=== Given instruction ===
Return all the data below as it stands, minus the pictures.

=== Material provided ===

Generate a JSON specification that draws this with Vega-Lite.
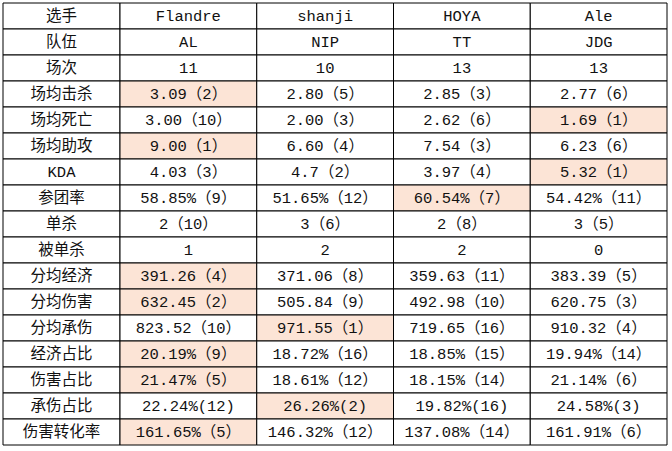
{
  "$schema": "https://vega.github.io/schema/vega-lite/v6.json",
  "width": 664,
  "height": 442,
  "autosize": "none",
  "padding": {"left": 3, "top": 3, "right": 5, "bottom": 6},
  "background": "white",
  "config": {"view": {"stroke": null}},
  "data": {"values": [
    {"row": "选手", "col": 0, "text": "选手", "top": false},
    {"row": "选手", "col": 1, "text": "Flandre", "top": false},
    {"row": "选手", "col": 2, "text": "shanji", "top": false},
    {"row": "选手", "col": 3, "text": "HOYA", "top": false},
    {"row": "选手", "col": 4, "text": "Ale", "top": false},
    {"row": "队伍", "col": 0, "text": "队伍", "top": false},
    {"row": "队伍", "col": 1, "text": "AL", "top": false},
    {"row": "队伍", "col": 2, "text": "NIP", "top": false},
    {"row": "队伍", "col": 3, "text": "TT", "top": false},
    {"row": "队伍", "col": 4, "text": "JDG", "top": false},
    {"row": "场次", "col": 0, "text": "场次", "top": false},
    {"row": "场次", "col": 1, "text": "11", "top": false},
    {"row": "场次", "col": 2, "text": "10", "top": false},
    {"row": "场次", "col": 3, "text": "13", "top": false},
    {"row": "场次", "col": 4, "text": "13", "top": false},
    {"row": "场均击杀", "col": 0, "text": "场均击杀", "top": false},
    {"row": "场均击杀", "col": 1, "text": "3.09（2）", "top": true},
    {"row": "场均击杀", "col": 2, "text": "2.80（5）", "top": false},
    {"row": "场均击杀", "col": 3, "text": "2.85（3）", "top": false},
    {"row": "场均击杀", "col": 4, "text": "2.77（6）", "top": false},
    {"row": "场均死亡", "col": 0, "text": "场均死亡", "top": false},
    {"row": "场均死亡", "col": 1, "text": "3.00（10）", "top": false},
    {"row": "场均死亡", "col": 2, "text": "2.00（3）", "top": false},
    {"row": "场均死亡", "col": 3, "text": "2.62（6）", "top": false},
    {"row": "场均死亡", "col": 4, "text": "1.69（1）", "top": true},
    {"row": "场均助攻", "col": 0, "text": "场均助攻", "top": false},
    {"row": "场均助攻", "col": 1, "text": "9.00（1）", "top": true},
    {"row": "场均助攻", "col": 2, "text": "6.60（4）", "top": false},
    {"row": "场均助攻", "col": 3, "text": "7.54（3）", "top": false},
    {"row": "场均助攻", "col": 4, "text": "6.23（6）", "top": false},
    {"row": "KDA", "col": 0, "text": "KDA", "top": false},
    {"row": "KDA", "col": 1, "text": "4.03（3）", "top": false},
    {"row": "KDA", "col": 2, "text": "4.7（2）", "top": false},
    {"row": "KDA", "col": 3, "text": "3.97（4）", "top": false},
    {"row": "KDA", "col": 4, "text": "5.32（1）", "top": true},
    {"row": "参团率", "col": 0, "text": "参团率", "top": false},
    {"row": "参团率", "col": 1, "text": "58.85%（9）", "top": false},
    {"row": "参团率", "col": 2, "text": "51.65%（12）", "top": false},
    {"row": "参团率", "col": 3, "text": "60.54%（7）", "top": true},
    {"row": "参团率", "col": 4, "text": "54.42%（11）", "top": false},
    {"row": "单杀", "col": 0, "text": "单杀", "top": false},
    {"row": "单杀", "col": 1, "text": "2（10）", "top": false},
    {"row": "单杀", "col": 2, "text": "3（6）", "top": false},
    {"row": "单杀", "col": 3, "text": "2（8）", "top": false},
    {"row": "单杀", "col": 4, "text": "3（5）", "top": false},
    {"row": "被单杀", "col": 0, "text": "被单杀", "top": false},
    {"row": "被单杀", "col": 1, "text": "1", "top": false},
    {"row": "被单杀", "col": 2, "text": "2", "top": false},
    {"row": "被单杀", "col": 3, "text": "2", "top": false},
    {"row": "被单杀", "col": 4, "text": "0", "top": false},
    {"row": "分均经济", "col": 0, "text": "分均经济", "top": false},
    {"row": "分均经济", "col": 1, "text": "391.26（4）", "top": true},
    {"row": "分均经济", "col": 2, "text": "371.06（8）", "top": false},
    {"row": "分均经济", "col": 3, "text": "359.63（11）", "top": false},
    {"row": "分均经济", "col": 4, "text": "383.39（5）", "top": false},
    {"row": "分均伤害", "col": 0, "text": "分均伤害", "top": false},
    {"row": "分均伤害", "col": 1, "text": "632.45（2）", "top": true},
    {"row": "分均伤害", "col": 2, "text": "505.84（9）", "top": false},
    {"row": "分均伤害", "col": 3, "text": "492.98（10）", "top": false},
    {"row": "分均伤害", "col": 4, "text": "620.75（3）", "top": false},
    {"row": "分均承伤", "col": 0, "text": "分均承伤", "top": false},
    {"row": "分均承伤", "col": 1, "text": "823.52（10）", "top": false},
    {"row": "分均承伤", "col": 2, "text": "971.55（1）", "top": true},
    {"row": "分均承伤", "col": 3, "text": "719.65（16）", "top": false},
    {"row": "分均承伤", "col": 4, "text": "910.32（4）", "top": false},
    {"row": "经济占比", "col": 0, "text": "经济占比", "top": false},
    {"row": "经济占比", "col": 1, "text": "20.19%（9）", "top": true},
    {"row": "经济占比", "col": 2, "text": "18.72%（16）", "top": false},
    {"row": "经济占比", "col": 3, "text": "18.85%（15）", "top": false},
    {"row": "经济占比", "col": 4, "text": "19.94%（14）", "top": false},
    {"row": "伤害占比", "col": 0, "text": "伤害占比", "top": false},
    {"row": "伤害占比", "col": 1, "text": "21.47%（5）", "top": true},
    {"row": "伤害占比", "col": 2, "text": "18.61%（12）", "top": false},
    {"row": "伤害占比", "col": 3, "text": "18.15%（14）", "top": false},
    {"row": "伤害占比", "col": 4, "text": "21.14%（6）", "top": false},
    {"row": "承伤占比", "col": 0, "text": "承伤占比", "top": false},
    {"row": "承伤占比", "col": 1, "text": "22.24%(12)", "top": false},
    {"row": "承伤占比", "col": 2, "text": "26.26%(2)", "top": true},
    {"row": "承伤占比", "col": 3, "text": "19.82%(16)", "top": false},
    {"row": "承伤占比", "col": 4, "text": "24.58%(3)", "top": false},
    {"row": "伤害转化率", "col": 0, "text": "伤害转化率", "top": false},
    {"row": "伤害转化率", "col": 1, "text": "161.65%（5）", "top": true},
    {"row": "伤害转化率", "col": 2, "text": "146.32%（12）", "top": false},
    {"row": "伤害转化率", "col": 3, "text": "137.08%（14）", "top": false},
    {"row": "伤害转化率", "col": 4, "text": "161.91%（6）", "top": false}
  ]},
  "transform": [
    {"calculate": "datum.col + 1", "as": "col2"},
    {"calculate": "datum.col + 0.5", "as": "cx"}
  ],
  "encoding": {
    "y": {"field": "row", "type": "nominal", "sort": null, "axis": null,
          "scale": {"paddingInner": 0, "paddingOuter": 0}}
  },
  "layer": [
    {
      "mark": {"type": "rect", "stroke": "#000000", "strokeWidth": 1},
      "encoding": {
        "x": {"field": "col", "type": "quantitative", "axis": null,
              "scale": {"domain": [0, 1, 5], "range": [0, 117, 664], "nice": false, "zero": false}},
        "x2": {"field": "col2"},
        "fill": {"condition": {"test": "datum.top", "value": "#FCE4D6"}, "value": "#FFFFFF"}
      }
    },
    {
      "mark": {"type": "text", "font": "Liberation Mono, Noto Sans CJK SC", "fontSize": 15.5, "color": "#111111", "align": "center", "baseline": "middle"},
      "encoding": {
        "x": {"field": "cx", "type": "quantitative", "axis": null},
        "text": {"field": "text"}
      }
    }
  ]
}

=== Reply ===
Generate a JSON specification that draws this with Vega-Lite.
{
  "$schema": "https://vega.github.io/schema/vega-lite/v6.json",
  "width": 664,
  "height": 442,
  "autosize": "none",
  "padding": {"left": 3, "top": 3, "right": 5, "bottom": 6},
  "background": "white",
  "config": {"view": {"stroke": null}},
  "data": {"values": [
    {"row": "选手", "col": 0, "text": "选手", "top": false},
    {"row": "选手", "col": 1, "text": "Flandre", "top": false},
    {"row": "选手", "col": 2, "text": "shanji", "top": false},
    {"row": "选手", "col": 3, "text": "HOYA", "top": false},
    {"row": "选手", "col": 4, "text": "Ale", "top": false},
    {"row": "队伍", "col": 0, "text": "队伍", "top": false},
    {"row": "队伍", "col": 1, "text": "AL", "top": false},
    {"row": "队伍", "col": 2, "text": "NIP", "top": false},
    {"row": "队伍", "col": 3, "text": "TT", "top": false},
    {"row": "队伍", "col": 4, "text": "JDG", "top": false},
    {"row": "场次", "col": 0, "text": "场次", "top": false},
    {"row": "场次", "col": 1, "text": "11", "top": false},
    {"row": "场次", "col": 2, "text": "10", "top": false},
    {"row": "场次", "col": 3, "text": "13", "top": false},
    {"row": "场次", "col": 4, "text": "13", "top": false},
    {"row": "场均击杀", "col": 0, "text": "场均击杀", "top": false},
    {"row": "场均击杀", "col": 1, "text": "3.09（2）", "top": true},
    {"row": "场均击杀", "col": 2, "text": "2.80（5）", "top": false},
    {"row": "场均击杀", "col": 3, "text": "2.85（3）", "top": false},
    {"row": "场均击杀", "col": 4, "text": "2.77（6）", "top": false},
    {"row": "场均死亡", "col": 0, "text": "场均死亡", "top": false},
    {"row": "场均死亡", "col": 1, "text": "3.00（10）", "top": false},
    {"row": "场均死亡", "col": 2, "text": "2.00（3）", "top": false},
    {"row": "场均死亡", "col": 3, "text": "2.62（6）", "top": false},
    {"row": "场均死亡", "col": 4, "text": "1.69（1）", "top": true},
    {"row": "场均助攻", "col": 0, "text": "场均助攻", "top": false},
    {"row": "场均助攻", "col": 1, "text": "9.00（1）", "top": true},
    {"row": "场均助攻", "col": 2, "text": "6.60（4）", "top": false},
    {"row": "场均助攻", "col": 3, "text": "7.54（3）", "top": false},
    {"row": "场均助攻", "col": 4, "text": "6.23（6）", "top": false},
    {"row": "KDA", "col": 0, "text": "KDA", "top": false},
    {"row": "KDA", "col": 1, "text": "4.03（3）", "top": false},
    {"row": "KDA", "col": 2, "text": "4.7（2）", "top": false},
    {"row": "KDA", "col": 3, "text": "3.97（4）", "top": false},
    {"row": "KDA", "col": 4, "text": "5.32（1）", "top": true},
    {"row": "参团率", "col": 0, "text": "参团率", "top": false},
    {"row": "参团率", "col": 1, "text": "58.85%（9）", "top": false},
    {"row": "参团率", "col": 2, "text": "51.65%（12）", "top": false},
    {"row": "参团率", "col": 3, "text": "60.54%（7）", "top": true},
    {"row": "参团率", "col": 4, "text": "54.42%（11）", "top": false},
    {"row": "单杀", "col": 0, "text": "单杀", "top": false},
    {"row": "单杀", "col": 1, "text": "2（10）", "top": false},
    {"row": "单杀", "col": 2, "text": "3（6）", "top": false},
    {"row": "单杀", "col": 3, "text": "2（8）", "top": false},
    {"row": "单杀", "col": 4, "text": "3（5）", "top": false},
    {"row": "被单杀", "col": 0, "text": "被单杀", "top": false},
    {"row": "被单杀", "col": 1, "text": "1", "top": false},
    {"row": "被单杀", "col": 2, "text": "2", "top": false},
    {"row": "被单杀", "col": 3, "text": "2", "top": false},
    {"row": "被单杀", "col": 4, "text": "0", "top": false},
    {"row": "分均经济", "col": 0, "text": "分均经济", "top": false},
    {"row": "分均经济", "col": 1, "text": "391.26（4）", "top": true},
    {"row": "分均经济", "col": 2, "text": "371.06（8）", "top": false},
    {"row": "分均经济", "col": 3, "text": "359.63（11）", "top": false},
    {"row": "分均经济", "col": 4, "text": "383.39（5）", "top": false},
    {"row": "分均伤害", "col": 0, "text": "分均伤害", "top": false},
    {"row": "分均伤害", "col": 1, "text": "632.45（2）", "top": true},
    {"row": "分均伤害", "col": 2, "text": "505.84（9）", "top": false},
    {"row": "分均伤害", "col": 3, "text": "492.98（10）", "top": false},
    {"row": "分均伤害", "col": 4, "text": "620.75（3）", "top": false},
    {"row": "分均承伤", "col": 0, "text": "分均承伤", "top": false},
    {"row": "分均承伤", "col": 1, "text": "823.52（10）", "top": false},
    {"row": "分均承伤", "col": 2, "text": "971.55（1）", "top": true},
    {"row": "分均承伤", "col": 3, "text": "719.65（16）", "top": false},
    {"row": "分均承伤", "col": 4, "text": "910.32（4）", "top": false},
    {"row": "经济占比", "col": 0, "text": "经济占比", "top": false},
    {"row": "经济占比", "col": 1, "text": "20.19%（9）", "top": true},
    {"row": "经济占比", "col": 2, "text": "18.72%（16）", "top": false},
    {"row": "经济占比", "col": 3, "text": "18.85%（15）", "top": false},
    {"row": "经济占比", "col": 4, "text": "19.94%（14）", "top": false},
    {"row": "伤害占比", "col": 0, "text": "伤害占比", "top": false},
    {"row": "伤害占比", "col": 1, "text": "21.47%（5）", "top": true},
    {"row": "伤害占比", "col": 2, "text": "18.61%（12）", "top": false},
    {"row": "伤害占比", "col": 3, "text": "18.15%（14）", "top": false},
    {"row": "伤害占比", "col": 4, "text": "21.14%（6）", "top": false},
    {"row": "承伤占比", "col": 0, "text": "承伤占比", "top": false},
    {"row": "承伤占比", "col": 1, "text": "22.24%(12)", "top": false},
    {"row": "承伤占比", "col": 2, "text": "26.26%(2)", "top": true},
    {"row": "承伤占比", "col": 3, "text": "19.82%(16)", "top": false},
    {"row": "承伤占比", "col": 4, "text": "24.58%(3)", "top": false},
    {"row": "伤害转化率", "col": 0, "text": "伤害转化率", "top": false},
    {"row": "伤害转化率", "col": 1, "text": "161.65%（5）", "top": true},
    {"row": "伤害转化率", "col": 2, "text": "146.32%（12）", "top": false},
    {"row": "伤害转化率", "col": 3, "text": "137.08%（14）", "top": false},
    {"row": "伤害转化率", "col": 4, "text": "161.91%（6）", "top": false}
  ]},
  "transform": [
    {"calculate": "datum.col + 1", "as": "col2"},
    {"calculate": "datum.col + 0.5", "as": "cx"}
  ],
  "encoding": {
    "y": {"field": "row", "type": "nominal", "sort": null, "axis": null,
          "scale": {"paddingInner": 0, "paddingOuter": 0}}
  },
  "layer": [
    {
      "mark": {"type": "rect", "stroke": "#000000", "strokeWidth": 1},
      "encoding": {
        "x": {"field": "col", "type": "quantitative", "axis": null,
              "scale": {"domain": [0, 1, 5], "range": [0, 117, 664], "nice": false, "zero": false}},
        "x2": {"field": "col2"},
        "fill": {"condition": {"test": "datum.top", "value": "#FCE4D6"}, "value": "#FFFFFF"}
      }
    },
    {
      "mark": {"type": "text", "font": "Liberation Mono, Noto Sans CJK SC", "fontSize": 15.5, "color": "#111111", "align": "center", "baseline": "middle"},
      "encoding": {
        "x": {"field": "cx", "type": "quantitative", "axis": null},
        "text": {"field": "text"}
      }
    }
  ]
}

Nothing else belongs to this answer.